TOKYO (Reuters) -Japanese Prime Minister Fumio Kishida’s cabinet reshuffle appears to have done little to ease voter concerns amidst anger about the ruling party’s ties to the Unification Church, opinion polls conducted by media groups indicated on Friday. Links to the church, founded in South Korea in the 1950s and famous for its mass weddings, […]
Shake-up fails to lift support for Japan’s cabinet amid questions over church -surveys
TOKYO (Reuters) -Japanese Prime Minister Fumio Kishida’s cabinet reshuffle appears to have done little to ease voter concerns amidst anger about the ruling party’s ties to the Unification Church, opinion polls conducted by media groups indicated on Friday.
Links to the church, founded in South Korea in the 1950s and famous for its mass weddings, have become a major liability for Kishida in the month since the suspected killer of former premier Shinzo Abe said his mother was bankrupted by the group and blamed Abe for promoting it.
With approval ratings already at their lowest since he took office in October, Kishida on Wednesday removed some members of his cabinet with ties to the group.
But more than half of respondents to a poll by the conservative Yomiuri daily paper, or 55%, said Kishida’s response was insufficient.

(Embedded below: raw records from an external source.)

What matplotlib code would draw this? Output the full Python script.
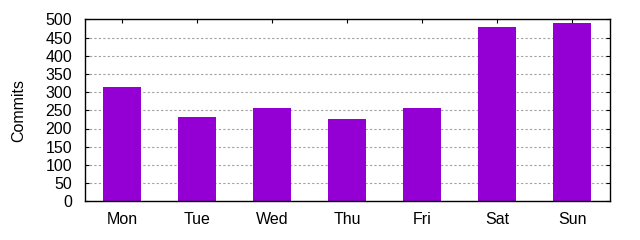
import matplotlib
matplotlib.use("Agg")
import matplotlib.pyplot as plt
import numpy as np

days = ["Mon", "Tue", "Wed", "Thu", "Fri", "Sat", "Sun"]
commits = [314, 231, 256, 226, 256, 479, 490]
yticks = list(range(0, 501, 50))

plt.rcParams["font.family"] = ["Liberation Sans", "DejaVu Sans"]

fig = plt.figure(figsize=(6.4, 2.4), dpi=100)
ax = fig.add_axes([84.5 / 640, 1 - 201.3 / 240, 525.2 / 640, 182 / 240])

x = np.arange(len(days))
ax.bar(x, commits, width=0.5, color="#9400D3", zorder=2)

ax.set_xlim(-0.5, len(days) - 0.5)
ax.set_ylim(0, 500)
ax.set_xticks(x)
ax.set_xticklabels(days, fontsize=11.5)
ax.set_yticks(yticks)
ax.set_yticklabels([str(v) for v in yticks], fontsize=11.5)
ax.tick_params(direction="in", top=True, right=True, length=3, width=0.8)
ax.tick_params(axis="y", pad=9)
ax.tick_params(axis="x", bottom=False, pad=7.5)
ax.yaxis.grid(True, linestyle=(0, (2, 2)), color="#a0a0a0", linewidth=0.8, zorder=0)
ax.set_axisbelow(True)
for s in ax.spines.values():
    s.set_linewidth(1.0)
ax.set_ylabel("Commits", fontsize=11.5, labelpad=14)

fig.savefig("out.png", dpi=100)
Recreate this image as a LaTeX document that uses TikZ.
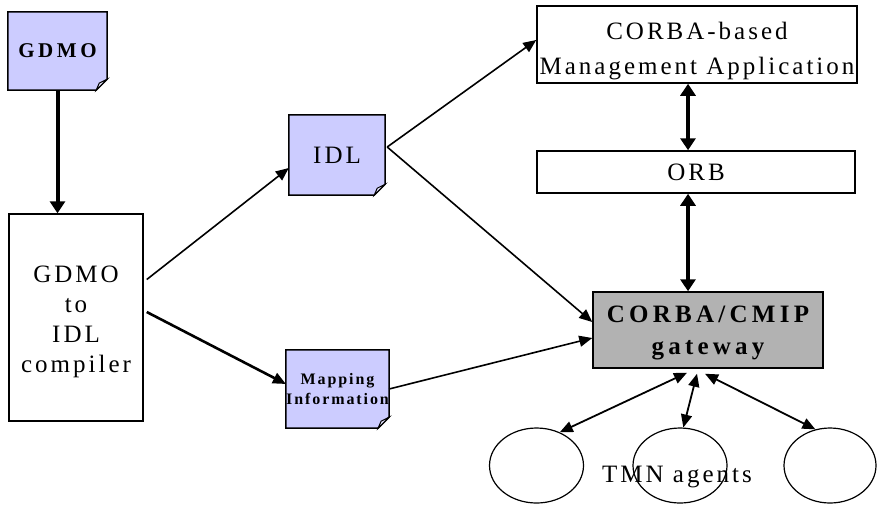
\documentclass[tikz,border=0pt]{standalone}
\usepackage{fontspec}
\setmainfont{Liberation Serif}
\newfontfamily\lsfont[LetterSpace=12]{Liberation Serif}
\newfontfamily\lsbold[LetterSpace=17]{Liberation Serif}
\usetikzlibrary{arrows.meta,backgrounds,shapes.geometric}

\definecolor{docblue}{RGB}{204,204,255}
\definecolor{docpale}{RGB}{228,228,255}
\definecolor{gwgray}{RGB}{178,178,178}

\tikzstyle{box} = [draw, line width=1.5pt, align=center, inner sep=0pt,
                   font=\lsfont\fontsize{25}{30}\selectfont]
\tikzstyle{doc} = [align=center, inner sep=0pt]
\tikzstyle{agent} = [draw, ellipse, line width=1.2pt, inner sep=0pt,
                     minimum width=94pt, minimum height=75pt]
\tikzstyle{flow} = [line width=1.6pt, -{Triangle[length=13pt,width=11pt]}]
\tikzstyle{fatboth} = [line width=4pt, {Triangle[length=12pt,width=15pt]}-{Triangle[length=12pt,width=15pt]}]
\tikzstyle{both} = [line width=1.8pt, {Triangle[length=13pt,width=11pt]}-{Triangle[length=13pt,width=11pt]}]
\def\fold{11pt}
% strut that lowers the first line of a box
\newcommand\lead[1]{\rule{0pt}{#1}}

% document outline with dog-ear, drawn behind the text
\newcommand\docframe[1]{%
    \filldraw[fill=docblue, line width=1.5pt]
        (#1.north west) -- (#1.north east) -- ([yshift=\fold]#1.south east)
        -- ([xshift=-\fold]#1.south east) -- (#1.south west) -- cycle;
    \filldraw[fill=docpale, line width=1pt]
        ([yshift=\fold]#1.south east) -- ([xshift=-8pt,yshift=7pt]#1.south east)
        -- ([xshift=-\fold]#1.south east) -- cycle;}

\begin{document}
\begin{tikzpicture}[x=1pt, y=-1pt]
        \useasboundingbox (0,0) rectangle (877,504);
        % documents
        \node[doc, minimum width=99pt, minimum height=78pt,
              font=\lsbold\bfseries\fontsize{21}{24}\selectfont] (gdmo) at (57.5,51) {GDMO};
        \node[doc, minimum width=96pt, minimum height=80pt,
              font=\lsfont\fontsize{25}{30}\selectfont] (idl) at (337,155) {IDL};
        \node[doc, minimum width=97pt, minimum height=78pt,
              font=\lsfont\bfseries\fontsize{16}{20}\selectfont] (map) at (337.5,389) {Mapping\\Information};
        % boxes
        \node[box, minimum width=134pt, minimum height=207pt] (comp) at (76,317.5)
              {\lead{24.5pt}GDMO\\to\\IDL\\compiler};
        \node[box, minimum width=320pt, minimum height=77pt,
              font=\lsfont\fontsize{25}{35}\selectfont] (app) at (697,44.5)
              {\lead{31pt}CORBA-based\\Management Application};
        \node[box, minimum width=318pt, minimum height=42pt] (orb) at (696,172) {ORB};
        \node[box, fill=gwgray, minimum width=230pt, minimum height=76pt,
              font=\lsbold\bfseries\fontsize{25}{32}\selectfont] (gw) at (708,330)
              {\lead{23pt}CORBA/CMIP\\gateway};
        % agents
        \node[agent] (ag1) at (536.5,465.5) {};
        \node[agent] (ag2) at (680,465.5) {};
        \node[agent, minimum width=92pt] (ag3) at (830,465.5) {};
        \node[font=\lsfont\fontsize{25}{30}\selectfont] (tmn) at (677,477) {TMN agents};

        \begin{scope}[on background layer]
            \docframe{gdmo}
            \docframe{idl}
            \docframe{map}
        \end{scope}

        % Draw edges
        \draw[line width=4pt, -{Triangle[length=12pt,width=15pt]}] (gdmo.south) -- (gdmo.south |- comp.north);
        \draw[flow] ([xshift=3pt,yshift=38pt]comp.east) -- ([yshift=-13pt]idl.west);
        \draw[flow, line width=2.6pt] ([xshift=3pt,yshift=5.5pt]comp.east) -- ([yshift=5pt]map.west);
        \draw[flow] ([xshift=2pt,yshift=8pt]idl.east) -- ([yshift=4.5pt]app.west);
        \draw[flow] ([xshift=2pt,yshift=8pt]idl.east) -- ([yshift=8pt]gw.west);
        \draw[flow] (map.east) -- ([yshift=-8pt]gw.west);
        \draw[fatboth] ([xshift=-9pt]app.south) -- ([xshift=-8pt]orb.north);
        \draw[fatboth] ([xshift=-8pt]orb.south) -- ([xshift=-20pt]gw.north);
        \draw[both] ([xshift=-21pt,yshift=-4pt]gw.south) -- (ag1.55);
        \draw[both] ([xshift=-11pt,yshift=-5pt]gw.south) -- (ag2.85);
        \draw[both] ([xshift=-3pt,yshift=-5pt]gw.south) -- (ag3.112);
\end{tikzpicture}
\end{document}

Overall support for his cabinet slipped to 51%, down 6 points from a poll on Aug. 5-7.
Some 86% of those who responded to a poll by the Nikkei daily said Kishida’s action had not “erased their concerns” about the links of the ruling conservative Liberal Democratic Party (LDP) to the organisation, but support for the cabinet held steady at 57%.
Asked about the polls, Chief Cabinet Secretary Hirokazu Matsuno said the government would listen carefully to the opinions of the people and respond to them.
Kishida told a news conference on Wednesday after announcing his new cabinet that he had instructed all new members to review their ties with the church, though he said he did not believe it had had an impact on party policy.
Roughly a dozen LDP politicians have disclosed ties to the church or related organisations since Abe was killed.
Several members of the new cabinet said they had links to the group in the past, such as attending events or making donations to affiliated groups.
Kishida said he chose experienced ministers to deal with what he called some of the toughest crises in decades, including surging prices and growing tension with China over Taiwan.
But he said he only selected those who had agreed to “review” their ties with the church.
Taro Kono, the newly installed digital minister who also oversees consumer affairs, told reporters he intended to set up a committee as early as this month to look into commercial activities and fund raising by some religious groups.